The Guardian’s Jonathan Watts describes China’s new plan for wildlife preservation, unveiled as the UN COP10 talks on biodiversity begin in Nagoya.
China’s biodiversity action plan designates 52 priority conservation areas, covering 23% of the country; it promises state funds for protection; and sets a target of controlling biodiversity loss by 2020.
Sichuan, has been the first province to put the plan into action. It has set aside about 930m yuan (£87m) and identified five ecological protection areas: one links to existing giant panda reserves, another restores an area damaged by industry, two conserve semi-tropical flora and fauna, and another offsets the impact of dams.
“These are solid commitments. If China can implement this plan systematically, then they will be managing better than any other country,” said Matthew Durnin, lead scientist in north Asia for the US group Nature Conservancy, which has advised the drafters of the new strategy ….
Gretchen Daily, associate professor at Stanford University, claimed China went further than any other country in embedding “natural capital” into decision making.
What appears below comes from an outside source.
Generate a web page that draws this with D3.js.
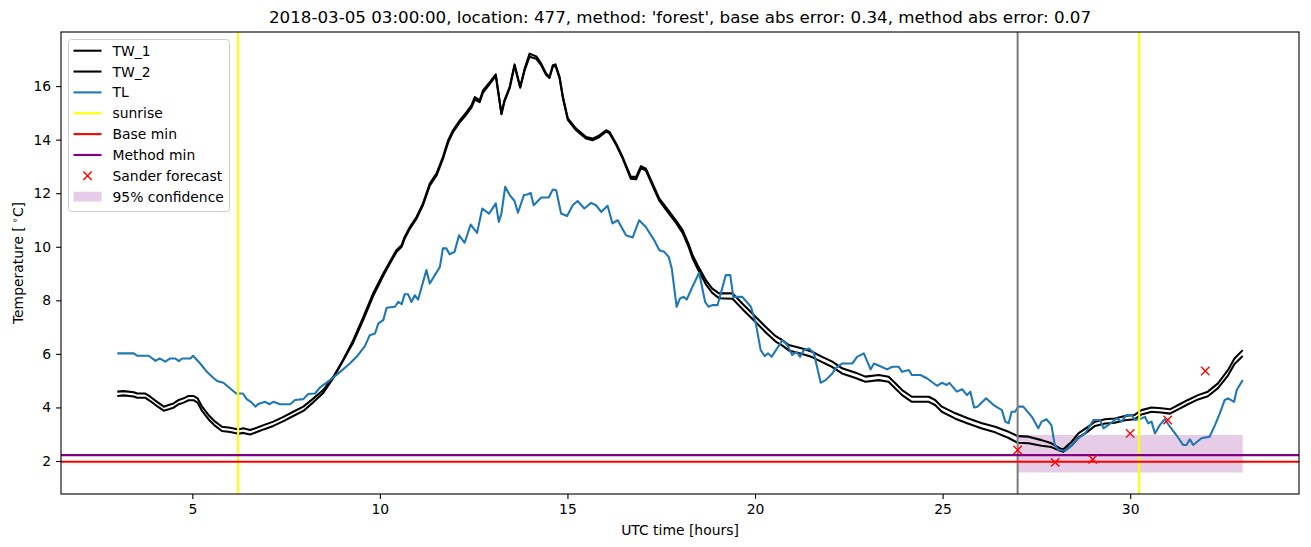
<!DOCTYPE html>
<html><head><meta charset="utf-8">
<script src="https://cdn.jsdelivr.net/npm/d3@7"></script>
<style>body{margin:0;background:#fff}svg{display:block}text{font-family:"DejaVu Sans",sans-serif;fill:#000}</style>
</head><body>
<svg id="c" width="1311" height="547"></svg>
<script>
const titleText = "2018-03-05 03:00:00, location: 477, method: 'forest', base abs error: 0.34, method abs error: 0.07";
const xTicks = [5, 10, 15, 20, 25, 30];
const yTicks = [2, 4, 6, 8, 10, 12, 14, 16];

const twHours = [3.0,3.17,3.44,3.53,3.75,3.88,4.06,4.24,4.37,4.50,4.64,4.77,4.90,5.03,5.14,5.26,5.43,5.61,5.79,6.01,6.23,6.36,6.54,6.72,6.90,7.16,7.43,7.69,7.96,8.23,8.49,8.76,9.02,9.29,9.56,9.82,10.09,10.27,10.44,10.58,10.66,10.80,10.98,11.15,11.33,11.51,11.68,11.82,11.95,12.13,12.31,12.44,12.53,12.66,12.75,12.93,13.09,13.24,13.32,13.46,13.59,13.74,13.86,13.99,14.17,14.30,14.43,14.52,14.61,14.68,14.79,14.88,15.01,15.23,15.50,15.67,15.85,16.03,16.12,16.30,16.47,16.69,16.83,16.96,17.09,17.27,17.45,17.62,17.89,18.07,18.24,18.33,18.47,18.69,18.86,19.04,19.40,19.66,20.02,20.28,20.55,20.73,20.90,21.26,21.52,21.79,22.06,22.32,22.68,22.94,23.30,23.56,23.74,23.92,24.18,24.63,24.80,24.98,25.34,25.69,26.05,26.40,26.76,27.00,27.29,27.64,27.90,28.13,28.22,28.44,28.62,28.88,29.06,29.33,29.59,29.86,30.12,30.30,30.57,30.83,31.06,31.28,31.54,31.81,32.07,32.34,32.61,32.78,33.00];
const tw1 = [4.59,4.61,4.57,4.52,4.52,4.40,4.21,4.03,4.09,4.15,4.28,4.34,4.43,4.43,4.34,4.03,3.72,3.47,3.28,3.24,3.18,3.22,3.16,3.24,3.34,3.47,3.65,3.84,4.03,4.34,4.65,5.15,5.77,6.51,7.38,8.26,9.00,9.45,9.87,10.06,10.37,10.74,11.12,11.62,12.36,12.74,13.35,13.98,14.35,14.72,15.03,15.28,15.59,15.47,15.84,16.15,16.44,14.97,15.47,15.97,16.81,15.97,16.65,17.21,17.11,16.84,16.47,16.34,16.78,16.81,16.34,15.59,14.79,14.41,14.10,14.04,14.16,14.35,14.29,13.85,13.35,12.61,12.61,13.01,12.92,12.36,11.80,11.49,10.99,10.62,10.06,9.70,9.31,8.75,8.44,8.26,8.26,7.88,7.38,7.01,6.66,6.51,6.33,6.20,6.08,5.89,5.71,5.46,5.30,5.15,5.21,5.15,4.90,4.65,4.40,4.40,4.28,4.03,3.78,3.59,3.41,3.28,3.09,2.93,2.91,2.78,2.66,2.47,2.44,2.72,3.03,3.28,3.47,3.56,3.59,3.68,3.72,3.90,4.00,3.97,3.93,4.09,4.28,4.46,4.59,4.90,5.40,5.83,6.14];
const tw2 = [4.43,4.45,4.41,4.36,4.36,4.24,4.05,3.88,3.93,3.99,4.12,4.18,4.27,4.27,4.18,3.87,3.56,3.31,3.12,3.08,3.02,3.05,2.99,3.08,3.18,3.31,3.49,3.68,3.87,4.20,4.54,5.10,5.75,6.43,7.28,8.16,8.92,9.38,9.80,10.00,10.30,10.68,11.06,11.56,12.28,12.66,13.28,13.90,14.28,14.65,14.95,15.20,15.50,15.40,15.76,16.08,16.38,14.95,15.42,15.92,16.76,15.94,16.60,17.10,17.02,16.78,16.42,16.30,16.72,16.76,16.30,15.54,14.74,14.35,14.04,13.98,14.10,14.30,14.24,13.80,13.30,12.54,12.52,12.94,12.85,12.28,11.72,11.40,10.90,10.52,9.96,9.59,9.18,8.60,8.28,8.08,8.06,7.68,7.18,6.81,6.46,6.31,6.13,6.00,5.88,5.69,5.51,5.27,5.10,4.96,5.02,4.96,4.71,4.46,4.21,4.21,4.09,3.84,3.58,3.39,3.21,3.07,2.86,2.68,2.66,2.57,2.52,2.38,2.35,2.58,2.87,3.11,3.31,3.40,3.43,3.52,3.56,3.74,3.84,3.81,3.77,3.93,4.12,4.30,4.42,4.72,5.20,5.62,5.92];

const tlHours = [3.00,3.44,3.53,3.84,4.02,4.13,4.28,4.41,4.55,4.64,4.73,4.95,5.02,5.21,5.39,5.57,5.66,5.83,6.01,6.17,6.35,6.45,6.56,6.68,6.76,6.94,7.06,7.16,7.34,7.61,7.74,7.96,8.09,8.27,8.40,8.67,8.94,9.20,9.38,9.60,9.73,9.87,9.96,10.09,10.18,10.40,10.49,10.58,10.66,10.75,10.84,10.93,11.02,11.24,11.33,11.60,11.68,11.77,11.86,11.99,12.11,12.26,12.42,12.59,12.73,12.91,13.09,13.17,13.24,13.34,13.46,13.59,13.68,13.84,13.93,14.02,14.10,14.30,14.50,14.61,14.70,14.83,14.99,15.14,15.27,15.45,15.63,15.76,15.90,16.07,16.20,16.34,16.56,16.74,16.91,17.09,17.31,17.45,17.58,17.70,17.78,17.91,18.00,18.09,18.18,18.33,18.51,18.67,18.76,18.86,19.00,19.22,19.34,19.42,19.66,19.89,20.02,20.15,20.26,20.35,20.44,20.73,20.86,20.99,21.10,21.20,21.30,21.44,21.57,21.75,21.88,22.06,22.15,22.32,22.59,22.72,22.90,23.08,23.17,23.34,23.52,23.66,23.83,23.92,24.10,24.18,24.41,24.58,24.85,24.98,25.11,25.18,25.38,25.52,25.65,25.74,25.84,25.93,26.16,26.35,26.58,26.67,26.76,26.84,26.93,27.02,27.15,27.38,27.55,27.64,27.77,27.90,27.99,28.09,28.26,28.40,28.62,28.80,29.02,29.20,29.29,29.50,29.64,29.77,29.90,30.04,30.13,30.30,30.39,30.48,30.57,30.66,30.79,30.92,31.06,31.23,31.41,31.50,31.59,31.68,31.90,32.12,32.26,32.39,32.52,32.61,32.77,32.84,33.00];
const tl = [6.02,6.02,5.93,5.93,5.74,5.83,5.71,5.83,5.83,5.73,5.83,5.83,5.93,5.64,5.33,5.09,4.99,4.92,4.71,4.52,4.52,4.31,4.21,4.03,4.13,4.21,4.12,4.21,4.12,4.12,4.28,4.31,4.50,4.52,4.74,5.02,5.33,5.64,5.89,6.29,6.70,6.76,7.14,7.26,7.72,7.76,7.94,7.86,8.23,8.23,7.94,8.19,8.03,9.13,8.63,9.25,9.94,9.94,9.72,9.81,10.43,10.15,10.83,10.52,11.43,11.24,11.62,10.93,11.24,12.24,11.93,11.71,11.27,11.93,11.95,12.01,11.55,11.84,11.84,12.14,12.11,11.24,11.15,11.55,11.71,11.43,11.64,11.55,11.30,11.53,10.87,10.99,10.43,10.35,10.99,10.74,10.25,9.87,9.81,9.62,9.19,7.76,8.07,8.13,8.03,8.50,9.03,7.94,7.76,7.82,7.82,8.94,8.94,8.13,8.13,7.76,7.14,6.14,5.92,6.02,5.89,6.51,6.33,5.96,6.08,5.89,6.14,6.20,6.02,4.92,5.02,5.27,5.46,5.64,5.64,5.89,6.02,5.42,5.64,5.54,5.42,5.52,5.52,5.33,5.40,5.21,5.21,5.09,4.81,4.92,4.84,4.92,4.59,4.68,4.46,4.59,4.00,4.03,4.34,4.10,3.90,3.47,3.41,3.84,3.84,4.03,4.03,3.65,3.22,3.47,3.56,3.34,2.60,2.41,2.38,2.53,2.85,3.03,3.53,3.53,3.22,3.43,3.59,3.47,3.72,3.72,3.53,3.59,3.65,3.41,3.47,3.03,3.34,3.56,3.28,2.97,2.60,2.60,2.81,2.60,2.85,2.91,3.34,3.78,4.28,4.34,4.21,4.65,5.02];

const sunriseHours = [6.22, 30.24];
const nowHour = [27.0];
const baseMin = [1.97];
const methodMin = [2.22];
const sanderHours = [27, 28, 29, 30, 31, 32];
const sanderValues = [2.41, 1.95, 2.06, 3.03, 3.53, 5.36];
const confHours = [27, 33];
const confLow = [1.57, 1.57];
const confHigh = [2.97, 2.97];

const legendLabels = ["TW_1", "TW_2", "TL", "sunrise", "Base min", "Method min", "Sander forecast", "95% confidence"];

const svg = d3.select("#c");
const L = 61, R = 1299, T = 32, B = 494;
const x = d3.scaleLinear().domain([1.5, 34.5]).range([L, R]);
const y = d3.scaleLinear().domain([0.768, 18.02]).range([B, T]);

svg.append("defs").append("clipPath").attr("id", "clip")
  .append("rect").attr("x", L).attr("y", T).attr("width", R - L).attr("height", B - T);
const plot = svg.append("g").attr("clip-path", "url(#clip)");

const line = d3.line().x(d => x(d[0])).y(d => y(d[1]));
const lw = 2.08;

// Confidence band
plot.append("path")
  .datum(confHours.map((h, i) => [h, confLow[i], confHigh[i]]))
  .attr("d", d3.area().x(d => x(d[0])).y0(d => y(d[1])).y1(d => y(d[2])))
  .attr("fill", "purple").attr("fill-opacity", 0.2);

plot.append("path").datum(twHours.map((h, i) => [h, tw1[i]])).attr("d", line)
  .attr("fill", "none").attr("stroke", "black").attr("stroke-width", lw).attr("stroke-linejoin", "round");
plot.append("path").datum(twHours.map((h, i) => [h, tw2[i]])).attr("d", line)
  .attr("fill", "none").attr("stroke", "black").attr("stroke-width", lw).attr("stroke-linejoin", "round");
plot.append("path").datum(tlHours.map((h, i) => [h, tl[i]])).attr("d", line)
  .attr("fill", "none").attr("stroke", "#1f77b4").attr("stroke-width", lw).attr("stroke-linejoin", "round");

sunriseHours.forEach(h => plot.append("line").attr("x1", x(h)).attr("x2", x(h)).attr("y1", T).attr("y2", B)
  .attr("stroke", "yellow").attr("stroke-width", lw));
nowHour.forEach(h => plot.append("line").attr("x1", x(h)).attr("x2", x(h)).attr("y1", T).attr("y2", B)
  .attr("stroke", "grey").attr("stroke-width", lw));
baseMin.forEach(v => plot.append("line").attr("x1", L).attr("x2", R).attr("y1", y(v)).attr("y2", y(v))
  .attr("stroke", "red").attr("stroke-width", lw));
methodMin.forEach(v => plot.append("line").attr("x1", L).attr("x2", R).attr("y1", y(v)).attr("y2", y(v))
  .attr("stroke", "purple").attr("stroke-width", lw));

const xm = 4.2;
function cross(g, cx, cy) {
  g.append("path").attr("d", `M${cx - xm},${cy - xm}L${cx + xm},${cy + xm}M${cx - xm},${cy + xm}L${cx + xm},${cy - xm}`)
    .attr("stroke", "red").attr("stroke-width", 1.4).attr("fill", "none");
}
sanderHours.forEach((h, i) => cross(plot, x(h), y(sanderValues[i])));

// Axes
const xAxis = svg.append("g").attr("transform", `translate(0,${B})`)
  .call(d3.axisBottom(x).tickValues(xTicks).tickSize(4.9).tickPadding(4.9).tickFormat(d3.format("d")));
const yAxis = svg.append("g").attr("transform", `translate(${L},0)`)
  .call(d3.axisLeft(y).tickValues(yTicks).tickSize(4.9).tickPadding(4.9).tickFormat(d3.format("d")));
[xAxis, yAxis].forEach(a => {
  a.select(".domain").remove();
  a.selectAll(".tick line").attr("stroke", "black").attr("stroke-width", 1.1);
  a.selectAll(".tick text").attr("font-size", 13.9).attr("font-family", "DejaVu Sans");
});
svg.append("rect").attr("x", L).attr("y", T).attr("width", R - L).attr("height", B - T)
  .attr("fill", "none").attr("stroke", "black").attr("stroke-width", 1.1);

svg.append("text").attr("x", (L + R) / 2).attr("y", 23).attr("text-anchor", "middle")
  .attr("font-size", 16.7).text(titleText);
svg.append("text").attr("x", (L + R) / 2).attr("y", 535).attr("text-anchor", "middle")
  .attr("font-size", 13.9).text("UTC time [hours]");
const yl = svg.append("text").attr("transform", `translate(23,${(T + B) / 2}) rotate(-90)`)
  .attr("text-anchor", "middle").attr("font-size", 13.9);
yl.append("tspan").text("Temperature [");
yl.append("tspan").attr("dy", -5).attr("font-size", 9.7).text(" ∘");
yl.append("tspan").attr("dy", 5).text("C]");

// Legend
const lg = svg.append("g");
lg.append("rect").attr("x", 68.5).attr("y", 39.5).attr("width", 161).attr("height", 172).attr("rx", 3)
  .attr("fill", "white").attr("fill-opacity", 0.8).attr("stroke", "#cccccc").attr("stroke-width", 1);
const legendStyles = [
  {type: "line", color: "black"}, {type: "line", color: "black"}, {type: "line", color: "#1f77b4"},
  {type: "line", color: "yellow"}, {type: "line", color: "red"}, {type: "line", color: "purple"},
  {type: "cross"}, {type: "patch"}
];
legendLabels.forEach((lab, i) => {
  const cy = 50.7 + i * 20.85;
  const st = legendStyles[i];
  if (st.type === "line") {
    lg.append("line").attr("x1", 73.5).attr("x2", 101.5).attr("y1", cy).attr("y2", cy)
      .attr("stroke", st.color).attr("stroke-width", lw);
  } else if (st.type === "cross") {
    cross(lg, 87.5, cy);
  } else {
    lg.append("rect").attr("x", 73.5).attr("y", cy - 4.9).attr("width", 28).attr("height", 9.8)
      .attr("fill", "purple").attr("fill-opacity", 0.2);
  }
  lg.append("text").attr("x", 112.5).attr("y", cy + 5).attr("font-size", 13.9).text(lab);
});
</script>
</body></html>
But some conservationists have warned that poor enforcement often undermines such initiatives. “Sometimes the laws are not well implemented so the destruction … goes unpunished,” said Yan Xie, of the Wildlife Conservation Society. “China has done a great deal, but we cannot be optimistic about biodiversity conservation while the underlying problems remain of habitat loss, pollution, overuse of pesticides and over consumption.”
While explaining the importance of the Nagoya talks, Mike Shanahan at China Dialogue cites inadequate communication as another problem that has frustrated past efforts:
In 2002 governments agreed to reduce significantly the loss of biodiversity by 2010. But they failed, in large part because they did not address the underlying causes of biodiversity loss – such as a lack of awareness of the true value of biodiversity and a failure to include the true costs of biodiversity loss in policies and plans. With a new, more ambitious and better-designed strategy, governments now have another chance to create a global agreement to preserve and wisely use our planet’s living resources in ways that bring benefit to all.
Key to this will be better communication about biodiversity, conveying why it is important, what its decline means and what can be done about it.
A major issue in wildlife conservation both in China and beyond is the country’s appetite for endangered animal parts in traditional medicine, which such communication might help suppress. To that end, the World Federation of Chinese Medicine Societies issued a statement earlier this year discouraging the use of tiger bones by its members and dismissing some of their purported health benefits (while reaffirming others):
According to TCM theories, tiger bones are able to strengthen muscles and bones, and relieve pain and epilepsy, which has been confirmed by TCM practice over thousands of years. However, WFCMS notes that, some individuals and organizations with little understanding of the essence and modern development of TCM misinterpret and exaggerate the medicinal properties of tiger bones. Such misinterpreting shows little respect for TCM practices and is harmful to tiger conservation efforts.
To protect wild tigers, the Chinese government and the international community banned the use of tiger bones in medication, and tiger bones were removed from Chinese pharmacopeia in 1993. Since then, China has successfully reduced the demand for tiger bones in its domestic market, which contributes to the conservation of wild tiger population in China and its neighboring countries.
In the recent BBC documentary Lost Land of the Tiger, however, zoologist Alan Rabinowitz accuses the Chinese medicinal market of continuing to contribute to the species’ decline. According to a Observer report on the looming Global Tiger Summit in St Petersburg, China, like Vietnam, Cambodia and North Korea, no longer has a viable breeding population in the wild.